2) Inventory costing / valuation methods
- FIFO (First-In, First-Out): Assumes the oldest inventory costs are issued to cost of goods sold first; ending inventory reflects the most recent purchase/production costs.
- LIFO (Last-In, First-Out): Assumes the most recent inventory costs are issued to cost of goods sold first; ending inventory reflects older cost layers (commonly restricted or unavailable under IFRS).
- Weighted Average Cost (WAC): Uses an average unit cost (total cost of units available ÷ total units available) to value both cost of goods sold and ending inventory for the period.
- Moving Average (Perpetual average): Recalculates the average unit cost after each purchase/receipt event, so issues/sales use the latest moving-average cost (often paired with a perpetual inventory system).
- Specific Identification: Tracks the actual cost of each specific unit (by serial number, lot/batch, or unique ID) and assigns that exact cost to the unit sold—common for high-value or uniquely identifiable items.
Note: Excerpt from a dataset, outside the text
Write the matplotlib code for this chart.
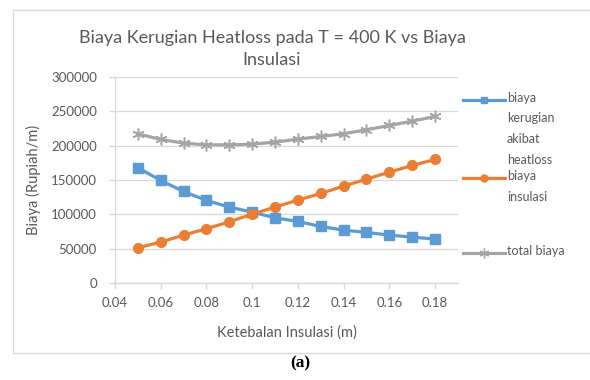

- Standard Cost: Values inventory at predetermined “standard” costs; differences between actual costs and standards are posted to variance accounts (e.g., purchase price or production variances) for analysis.
- Retail Inventory Method: Estimates ending inventory cost from retail selling prices reduced by an average gross margin; often used by retailers with high SKU volume where unit-cost tracking is impractical.
Implementation note: Most systems require you to pick a method per item (or per inventory organization) and apply it consistently for comparable inventory; many also support landed cost allocation (freight/duties) and audit trails for cost adjustments.